REQUIRED TASK ->
Separate out the lines that hold "React".

MATERIAL PROVIDED ->

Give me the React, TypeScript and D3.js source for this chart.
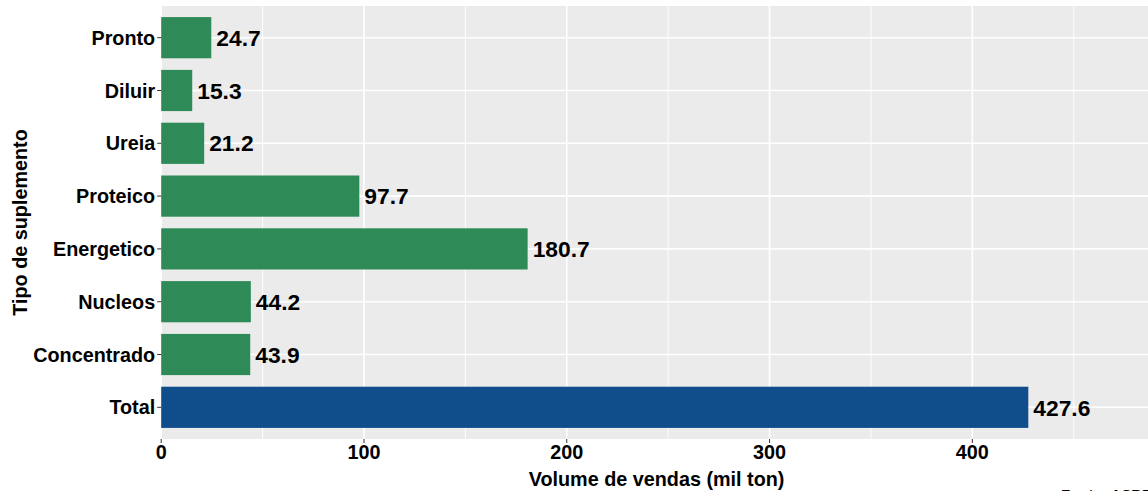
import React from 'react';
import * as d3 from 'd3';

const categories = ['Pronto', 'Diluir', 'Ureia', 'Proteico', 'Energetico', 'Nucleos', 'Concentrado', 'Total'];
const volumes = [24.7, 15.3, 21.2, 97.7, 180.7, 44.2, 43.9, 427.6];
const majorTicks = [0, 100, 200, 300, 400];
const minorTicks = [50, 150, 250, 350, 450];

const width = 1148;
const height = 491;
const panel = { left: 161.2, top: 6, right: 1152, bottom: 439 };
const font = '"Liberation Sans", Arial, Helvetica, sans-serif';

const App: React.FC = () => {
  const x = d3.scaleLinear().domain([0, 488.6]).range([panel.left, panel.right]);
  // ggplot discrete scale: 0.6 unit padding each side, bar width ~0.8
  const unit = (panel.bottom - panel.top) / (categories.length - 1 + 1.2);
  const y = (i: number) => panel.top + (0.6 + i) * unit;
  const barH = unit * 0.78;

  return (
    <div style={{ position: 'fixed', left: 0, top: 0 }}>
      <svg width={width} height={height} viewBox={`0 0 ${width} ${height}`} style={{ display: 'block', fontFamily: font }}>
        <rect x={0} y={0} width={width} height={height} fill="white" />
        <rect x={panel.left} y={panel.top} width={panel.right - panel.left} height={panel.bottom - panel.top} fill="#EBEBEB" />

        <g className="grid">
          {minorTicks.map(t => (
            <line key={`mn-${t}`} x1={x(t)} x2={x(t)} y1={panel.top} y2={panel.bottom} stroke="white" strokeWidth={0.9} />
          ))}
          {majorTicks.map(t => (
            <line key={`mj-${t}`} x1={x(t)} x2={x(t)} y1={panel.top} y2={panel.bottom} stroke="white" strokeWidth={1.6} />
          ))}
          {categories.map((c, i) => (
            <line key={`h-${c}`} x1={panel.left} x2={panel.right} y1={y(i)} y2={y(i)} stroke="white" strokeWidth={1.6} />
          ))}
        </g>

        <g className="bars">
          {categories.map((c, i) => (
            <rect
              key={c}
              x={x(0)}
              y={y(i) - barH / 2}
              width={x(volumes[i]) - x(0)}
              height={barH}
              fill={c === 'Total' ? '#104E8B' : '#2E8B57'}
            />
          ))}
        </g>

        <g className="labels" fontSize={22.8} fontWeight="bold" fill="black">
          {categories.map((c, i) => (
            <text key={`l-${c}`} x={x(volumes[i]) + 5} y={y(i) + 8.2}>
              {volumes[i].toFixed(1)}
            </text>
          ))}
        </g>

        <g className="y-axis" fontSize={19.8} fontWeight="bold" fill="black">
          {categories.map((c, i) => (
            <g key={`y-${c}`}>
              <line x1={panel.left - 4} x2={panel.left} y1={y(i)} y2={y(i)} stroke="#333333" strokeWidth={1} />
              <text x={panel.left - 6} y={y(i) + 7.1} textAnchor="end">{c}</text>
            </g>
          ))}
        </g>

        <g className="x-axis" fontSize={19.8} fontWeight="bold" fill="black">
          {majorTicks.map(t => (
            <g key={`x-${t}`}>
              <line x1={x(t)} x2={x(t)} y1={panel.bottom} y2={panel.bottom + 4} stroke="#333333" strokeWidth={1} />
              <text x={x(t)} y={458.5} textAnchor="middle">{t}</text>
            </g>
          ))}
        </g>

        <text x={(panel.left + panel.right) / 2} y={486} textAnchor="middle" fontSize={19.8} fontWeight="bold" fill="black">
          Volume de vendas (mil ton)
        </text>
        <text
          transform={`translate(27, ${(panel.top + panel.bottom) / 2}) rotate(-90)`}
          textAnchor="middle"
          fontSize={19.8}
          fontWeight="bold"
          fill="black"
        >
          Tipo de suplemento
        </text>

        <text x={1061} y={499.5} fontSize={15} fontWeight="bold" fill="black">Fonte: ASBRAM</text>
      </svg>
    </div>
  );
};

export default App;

RESULT FOR THIS EXERCISE ->
Give me the React, TypeScript and D3.js source for this chart.
import React from 'react';
const App: React.FC = () => {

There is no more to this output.